Thankfully this has become rare. If I think back to the amount of suffering he has gone through I think, a normal person can not go through such a thing, not physically, exhaustion sets in, and not mentally. But Segev takes it. If he can so then I can shut up and hold him for five hours, pressing, massaging, administering medications and treatment, remaining (for the most part) calm and focused, paying attention to changes, sensing, so that I can either think or feel a solution. At the very least hold on. If I'm not stronger than him, I'm useless to him. A kind of reckless abandonment possesses me.
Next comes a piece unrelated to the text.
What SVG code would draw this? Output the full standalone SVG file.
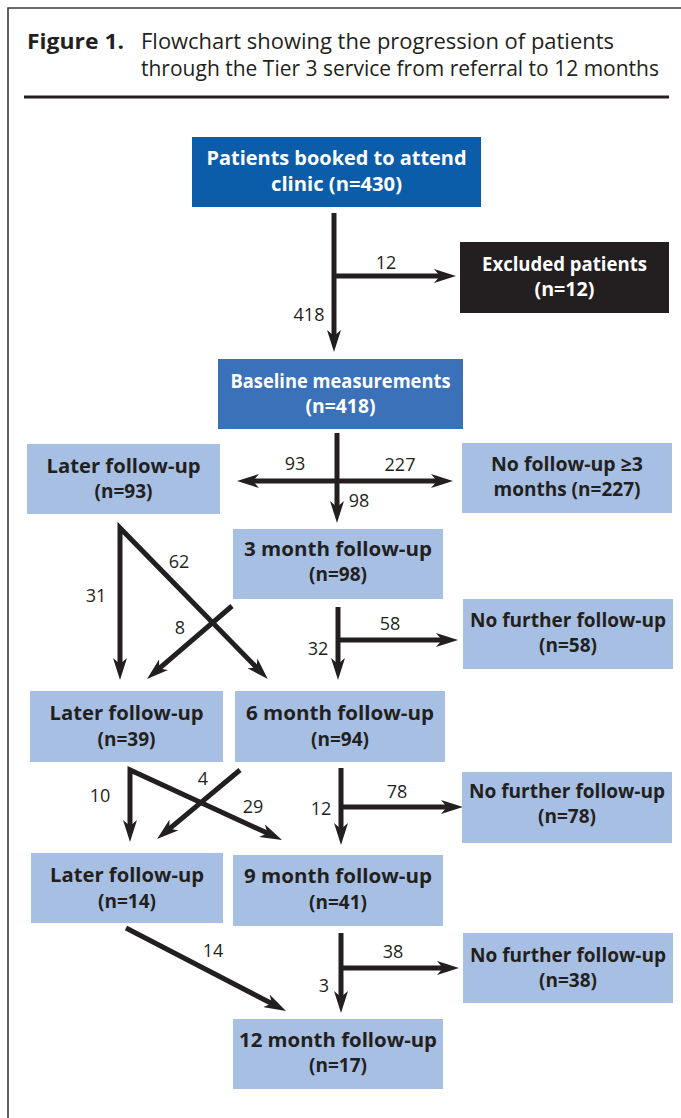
<svg xmlns="http://www.w3.org/2000/svg" width="681" height="1118" viewBox="0 0 681 1118">
<style>
.frame{fill:none;stroke:#3a3a3a;stroke-width:1.6}
.rule{stroke:#231F20;stroke-width:3}
.title{font-family:"Open Sans","Liberation Sans",sans-serif;font-size:21px;fill:#231F20}
.tb{font-weight:700}
.box{fill:#A7BFE3}
.dark{fill:#0B5DAA}
.mid{fill:#3A71B8}
.black{fill:#231F20}
.nt{font-family:"Open Sans","Liberation Sans",sans-serif;font-size:19px;font-weight:700;text-anchor:middle;fill:#231F20}
.wt{fill:#ffffff}
.lbl{font-family:"Open Sans","Liberation Sans",sans-serif;font-size:18px;text-anchor:middle;fill:#231F20}
.ar{fill:none;stroke:#231F20;stroke-width:5;stroke-linejoin:miter;stroke-miterlimit:10}
</style>
<defs>
<marker id="ah" viewBox="0 0 22 14" refX="8" refY="7" markerWidth="22" markerHeight="14" markerUnits="userSpaceOnUse" orient="auto-start-reverse">
<path d="M0,0 L22,7 L0,14 L6,7 Z" fill="#231F20"/>
</marker>
</defs>
<g id="frame">
<path class="frame" d="M681,8 L8,8 L8,1118"/>
<line class="rule" x1="24" y1="97" x2="669" y2="97"/>
<text class="title tb" x="27" y="49" textLength="97" lengthAdjust="spacingAndGlyphs">Figure 1.</text>
<text class="title" x="141" y="49" textLength="473" lengthAdjust="spacingAndGlyphs">Flowchart showing the progression of patients</text>
<text class="title" x="141" y="76" textLength="518" lengthAdjust="spacingAndGlyphs">through the Tier 3 service from referral to 12 months</text>
</g>
<g id="connectors">
<path class="ar" d="M334,213 L334,338" marker-end="url(#ah)"/>
<path class="ar" d="M334,276 L442,276" marker-end="url(#ah)"/>
<path class="ar" d="M337,433 L337,509" marker-end="url(#ah)"/>
<path class="ar" d="M251,481 L439,481" marker-start="url(#ah)" marker-end="url(#ah)"/>
<path class="ar" d="M338,607 L338,666" marker-end="url(#ah)"/>
<path class="ar" d="M338,640 L444,640" marker-end="url(#ah)"/>
<path class="ar" d="M120,666 L120,528 L258,669" marker-start="url(#ah)" marker-end="url(#ah)"/>
<path class="ar" d="M232,606 L157.6,669.9" marker-end="url(#ah)"/>
<path class="ar" d="M341,768 L341,831" marker-end="url(#ah)"/>
<path class="ar" d="M341,807 L449,807" marker-end="url(#ah)"/>
<path class="ar" d="M130,828 L130,770 L269.3,834.1" marker-start="url(#ah)" marker-end="url(#ah)"/>
<path class="ar" d="M240,770 L167.8,830.1" marker-end="url(#ah)"/>
<path class="ar" d="M341,933 L341,999" marker-end="url(#ah)"/>
<path class="ar" d="M341,968 L445,968" marker-end="url(#ah)"/>
<path class="ar" d="M126,928 L273.6,1004.5" marker-end="url(#ah)"/>
<text class="lbl" x="386" y="269">12</text>
<text class="lbl" x="309" y="321">418</text>
<text class="lbl" x="295" y="470">93</text>
<text class="lbl" x="400" y="471">227</text>
<text class="lbl" x="359" y="507">98</text>
<text class="lbl" x="179" y="568">62</text>
<text class="lbl" x="96" y="602">31</text>
<text class="lbl" x="180" y="634">8</text>
<text class="lbl" x="318" y="655">32</text>
<text class="lbl" x="390" y="630">58</text>
<text class="lbl" x="100" y="802">10</text>
<text class="lbl" x="203" y="785">4</text>
<text class="lbl" x="253" y="813">29</text>
<text class="lbl" x="321" y="815">12</text>
<text class="lbl" x="397" y="798">78</text>
<text class="lbl" x="213" y="957">14</text>
<text class="lbl" x="324" y="992">3</text>
<text class="lbl" x="393" y="958">38</text>
</g>
<g id="n1"><rect class="dark" x="192" y="137" width="289" height="70"/><text class="nt wt" x="336.5" y="165" textLength="260" lengthAdjust="spacingAndGlyphs">Patients booked to attend</text><text class="nt wt" x="336.5" y="191" textLength="131" lengthAdjust="spacingAndGlyphs">clinic (n=430)</text></g>
<g id="n2"><rect class="black" x="460" y="242" width="209" height="71"/><text class="nt wt" x="564.5" y="271" textLength="165" lengthAdjust="spacingAndGlyphs">Excluded patients</text><text class="nt wt" x="564.5" y="296" textLength="60" lengthAdjust="spacingAndGlyphs">(n=12)</text></g>
<g id="n3"><rect class="mid" x="218" y="359" width="245" height="70"/><text class="nt wt" x="340.5" y="388" textLength="220" lengthAdjust="spacingAndGlyphs">Baseline measurements</text><text class="nt wt" x="340.5" y="413" textLength="70" lengthAdjust="spacingAndGlyphs">(n=418)</text></g>
<g id="n4"><rect class="box" x="27" y="444" width="193" height="70"/><text class="nt" x="123.5" y="473" textLength="154" lengthAdjust="spacingAndGlyphs">Later follow-up</text><text class="nt" x="123.5" y="498">(n=93)</text></g>
<g id="n5"><rect class="box" x="462" y="443" width="210" height="70"/><text class="nt" x="567" y="471" textLength="152" lengthAdjust="spacingAndGlyphs">No follow-up ≥3</text><text class="nt" x="567" y="496" textLength="147" lengthAdjust="spacingAndGlyphs">months (n=227)</text></g>
<g id="n6"><rect class="box" x="233" y="529" width="210" height="70"/><text class="nt" x="338" y="556" textLength="188" lengthAdjust="spacingAndGlyphs">3 month follow-up</text><text class="nt" x="338" y="581">(n=98)</text></g>
<g id="n7"><rect class="box" x="463" y="599" width="210" height="70"/><text class="nt" x="568" y="627" textLength="196" lengthAdjust="spacingAndGlyphs">No further follow-up</text><text class="nt" x="568" y="652">(n=58)</text></g>
<g id="n8"><rect class="box" x="30" y="691" width="193" height="71"/><text class="nt" x="126.5" y="720" textLength="154" lengthAdjust="spacingAndGlyphs">Later follow-up</text><text class="nt" x="126.5" y="746">(n=39)</text></g>
<g id="n9"><rect class="box" x="235" y="691" width="210" height="71"/><text class="nt" x="340" y="720" textLength="188" lengthAdjust="spacingAndGlyphs">6 month follow-up</text><text class="nt" x="340" y="746">(n=94)</text></g>
<g id="n10"><rect class="box" x="462" y="772" width="210" height="71"/><text class="nt" x="567" y="798" textLength="196" lengthAdjust="spacingAndGlyphs">No further follow-up</text><text class="nt" x="567" y="823">(n=78)</text></g>
<g id="n11"><rect class="box" x="31" y="853" width="192" height="70"/><text class="nt" x="127" y="882" textLength="154" lengthAdjust="spacingAndGlyphs">Later follow-up</text><text class="nt" x="127" y="908">(n=14)</text></g>
<g id="n12"><rect class="box" x="233" y="855" width="210" height="71"/><text class="nt" x="338" y="883" textLength="188" lengthAdjust="spacingAndGlyphs">9 month follow-up</text><text class="nt" x="338" y="909">(n=41)</text></g>
<g id="n13"><rect class="box" x="463" y="933" width="210" height="70"/><text class="nt" x="568" y="962" textLength="196" lengthAdjust="spacingAndGlyphs">No further follow-up</text><text class="nt" x="568" y="987">(n=38)</text></g>
<g id="n14"><rect class="box" x="233" y="1019" width="210" height="70"/><text class="nt" x="338" y="1047" textLength="198" lengthAdjust="spacingAndGlyphs">12 month follow-up</text><text class="nt" x="338" y="1072">(n=17)</text></g>
</svg>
I look back and say, there is no way I can go through that again. I don't know if it is easier or harder. Things are changing. Have you seen the video on this page? Segev looking. Where did that come from? He is still growing, ever so slowly, his body maintains proportion, strangely.

And now the surgery. Everything that came before, relevant. So you see, every decision is connected, by emotion and by every moment of difficulty leading to this moment, the looming surgery. Of course this is a separate thing, but the difficulties accumulate, the lack of sleep continues, the stress more than necessary.
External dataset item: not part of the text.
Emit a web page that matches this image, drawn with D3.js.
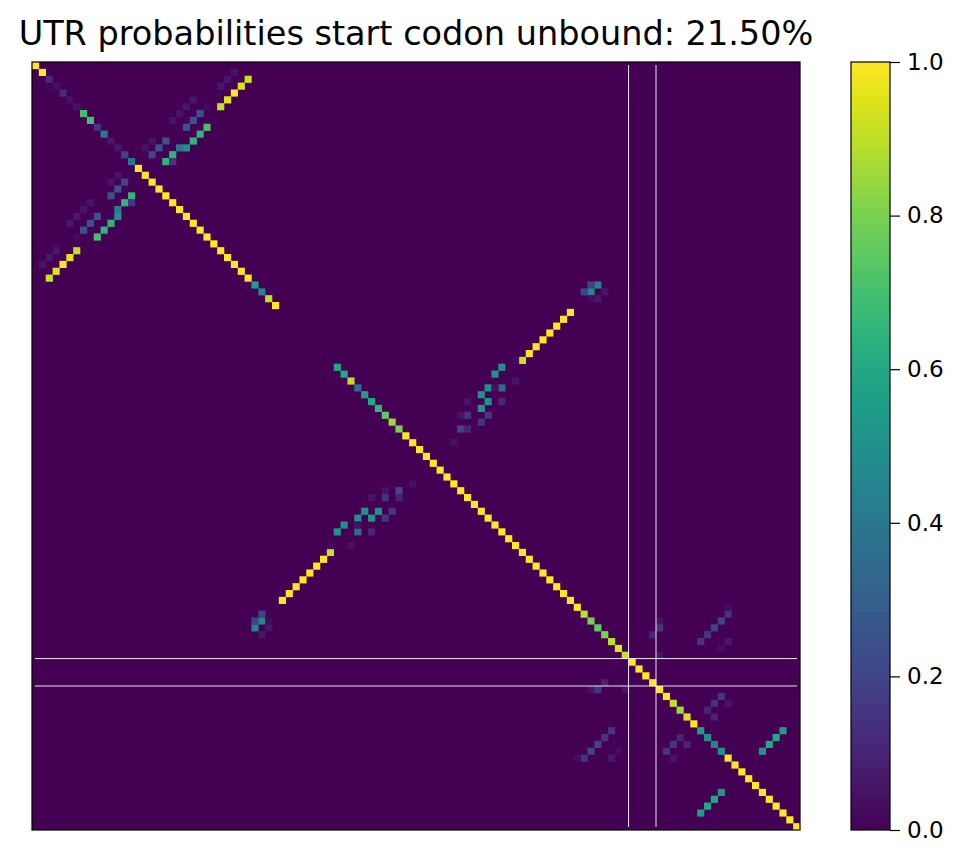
<!DOCTYPE html>
<html>
<head>
<meta charset="utf-8">
<script src="https://cdn.jsdelivr.net/npm/d3@7"></script>
<style>
  body { margin: 0; background: #fff; }
  text { font-family: "DejaVu Sans", sans-serif; }
</style>
</head>
<body>
<svg id="chart" width="973" height="867"></svg>
<script>
const n = 112;
// unpaired probability on the diagonal
const diag = [1,1,.12,.04,.12,.04,.04,.7,.7,.15,.4,.06,.06,.2,.4,
  1,1,1,1,1,1,1,1,1,1,1,1,1,1,1,1,1,
  .55,.45,.9,1,
  0,0,0,0,0,0,0,0,
  .6,.6,.9,.35,.55,.6,.65,.75,.85,.8,
  1,1,1,1,1,1,1,1,1,1,1,1,1,1,1,1,1,1,1,1,1,1,1,1,1,1,
  .9,.8,.75,.8,.9,.95,.92,
  1,1,1,1,1,1,
  .9,.85,.95,1,.55,.5,.45,.5,
  1,1,1,1,1,1,1,1,1,1,1];
// pair probabilities [i, j, p], mirrored
const pairs = [
  [2,31,.92],[3,30,.95],[4,29,1],[5,28,.95],[6,27,.9],
  [1,29,.05],[2,28,.06],[3,27,.06],[5,23,.06],[6,22,.06],[6,25,.03],
  [7,24,.25],[8,23,.25],[9,22,.25],[9,25,.7],[10,24,.65],[11,23,.65],[11,19,.25],
  [12,22,.5],[12,21,.4],[12,18,.25],[13,20,.65],[13,17,.2],[14,19,.65],[14,20,.15],
  [7,21,.05],[8,20,.05],[11,17,.05],[12,16,.05],
  [36,78,1],[37,77,1],[38,76,1],[39,75,1],[40,74,1],[41,73,1],[42,72,1],[43,71,.92],
  [44,68,.5],[45,67,.5],[47,66,.5],[47,68,.35],[48,65,.5],[49,66,.5],[50,65,.5],
  [51,66,.15],[52,65,.15],[51,63,.15],[53,62,.2],[53,63,.1],[49,63,.05],[49,68,.1],
  [51,62,.05],[46,70,.05],[43,70,.03],[55,61,.04],[47,67,.04],
  [32,82,.45],[32,81,.2],[33,81,.45],[33,80,.2],[33,83,.06],[34,82,.06],[34,81,.03],
  [97,109,.55],[98,108,.6],[99,107,.6],[100,106,.5],
  [80,101,.15],[81,100,.2],[82,99,.2],[83,98,.15],[84,97,.15],[84,101,.06],[85,100,.03],[79,101,.03],
  [81,91,.05],[82,91,.15],[83,90,.1],[86,91,.05],
  [92,100,.15],[93,99,.15],[94,98,.1],[95,99,.1],[93,101,.05]
];
const startCodon = [87, 91]; // boundaries of marked region
const cbTicks = [0, 0.2, 0.4, 0.6, 0.8, 1.0];

const cells = [];
diag.forEach((v, i) => cells.push({ r: i, c: i, v }));
pairs.forEach(([i, j, p]) => {
  cells.push({ r: i, c: j, v: p });
  cells.push({ r: j, c: i, v: p });
});

const svg = d3.select('#chart');
const left = 32, plotTop = 62, size = 768;

const x = d3.scaleBand().domain(d3.range(n)).range([left, left + size]);
const y = d3.scaleBand().domain(d3.range(n)).range([plotTop, plotTop + size]);
const color = d3.scaleSequential(d3.interpolateViridis).domain([0, 1]);

svg.append('rect')
  .attr('x', left).attr('y', plotTop).attr('width', size).attr('height', size)
  .attr('fill', color(0));

svg.append('g').selectAll('rect')
  .data(cells)
  .join('rect')
  .attr('x', (d) => x(d.c))
  .attr('y', (d) => y(d.r))
  .attr('width', x.bandwidth() + 0.3)
  .attr('height', y.bandwidth() + 0.3)
  .attr('fill', (d) => color(d.v));

// start codon guide lines
const lines = svg.append('g').attr('stroke', '#fff').attr('stroke-width', 1).attr('opacity', 0.9);
startCodon.forEach((b) => {
  const px = left + b * x.step();
  const py = plotTop + b * y.step();
  lines.append('line').attr('x1', px).attr('x2', px).attr('y1', plotTop + 3).attr('y2', plotTop + size - 3);
  lines.append('line').attr('y1', py).attr('y2', py).attr('x1', left + 3).attr('x2', left + size - 3);
});

svg.append('rect')
  .attr('x', left).attr('y', plotTop).attr('width', size).attr('height', size)
  .attr('fill', 'none').attr('stroke', '#000').attr('stroke-width', 1.2);

svg.append('text')
  .attr('x', 416).attr('y', 45)
  .attr('text-anchor', 'middle')
  .attr('font-size', 33.5)
  .text('UTR probabilities start codon unbound: 21.50%');

// colorbar
const cbX = 851, cbW = 39;
const defs = svg.append('defs');
const grad = defs.append('linearGradient').attr('id', 'cb')
  .attr('x1', 0).attr('y1', 1).attr('x2', 0).attr('y2', 0);
d3.range(0, 1.0001, 0.05).forEach((t) => {
  grad.append('stop').attr('offset', t).attr('stop-color', color(t));
});
svg.append('rect')
  .attr('x', cbX).attr('y', plotTop).attr('width', cbW).attr('height', size)
  .attr('fill', 'url(#cb)').attr('stroke', '#000').attr('stroke-width', 1.2);

const cbScale = d3.scaleLinear().domain([0, 1]).range([plotTop + size, plotTop]);
const cbAxis = svg.append('g')
  .attr('transform', `translate(${cbX + cbW},0)`)
  .call(d3.axisRight(cbScale).tickValues(cbTicks).tickFormat(d3.format('.1f')).tickSize(10).tickPadding(7));
cbAxis.select('.domain').remove();
cbAxis.selectAll('text').attr('font-size', 23).style('font-family', 'DejaVu Sans');
cbAxis.selectAll('line').attr('stroke-width', 1.2);
</script>
</body>
</html>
Then we look for calming influences and we look for strength. Still there is a risk and to take a risk you need courage. A mother like Jennifer needed enormous courage to say at her son Owen's funeral,  

Owen provided light and goodness to all those around him. He graced us with the gift of his smile, his laugh and his wide-eyed gaze. His effect was so profound, it is easy to imagine that he was heaven-sent for the sole purpose of bringing love to us earth-bound mortals.

There is no doubt: his energy was generous and loving and all encompassing – his value to this world is not to be underestimated.

But as I contemplate this thought, the circle of Owen’s life now complete, I know that there is much more to his story than this.

Owen came with immense challenges. Throughout his entire life, he was impossibly – sometimes unbearably – vulnerable and needy. Was he this way solely for our benefit? Surely there are easier ways for a soul to spread love in the world.

I believe he came as he did because he was on his own path of discovery, growth and healing. To only see him as an angel sent from above is to possibly miss the entire point of his life.

Perhaps his brilliant light shone because Michael and I chose to expose him to the world, love him completely, and not hide him away – and this community responded by looking – by holding our son in its compassionate, loving gaze. Maybe this is what he came for – to fulfill his soul’s need to be seen and loved, broken body and all. Perhaps his karmic need to be loved was so great that there was no option but to arrive in the body he did.

If this is the case then the value of Owen’s life is realized not in spite of his disabilities, but because of them.

Owen came to us, in his perfect broken state, seeking unconditional love and care. Your profound expressions of love and compassion, every day of his life, showed him he was worthy – giving him the lightness to smile back and say thank you.

Owen could have remained invisible, as so many like him are. Instead, we loved him deeply – and because of this I believe he returns home fulfilled and whole.

Words of very deep wisdom, like Claire's  My Prayer, absolutely brilliant. I view these two pieces of thought, Claire's and Jennifer's, like bookends and Segev, Owen, Sophie, Anabella, masterpieces of life. But never with the "what if?", what could have been of potential gone astray, of things lost. But rather,

where frailties which can no longer linger in blossom 
are all the potential that God has forgotten

the hidden things that need to become visible, not truly forgotten, only the appearance of forgotten.

Very well then, everything visible, the fears for Segev's future, the constant worry, specific to very real issues, open for all to see. Not, we shall see what happens, though, but rather looking at choices, to uncover that potential for the best possible future for Segev and not just, what will be will be.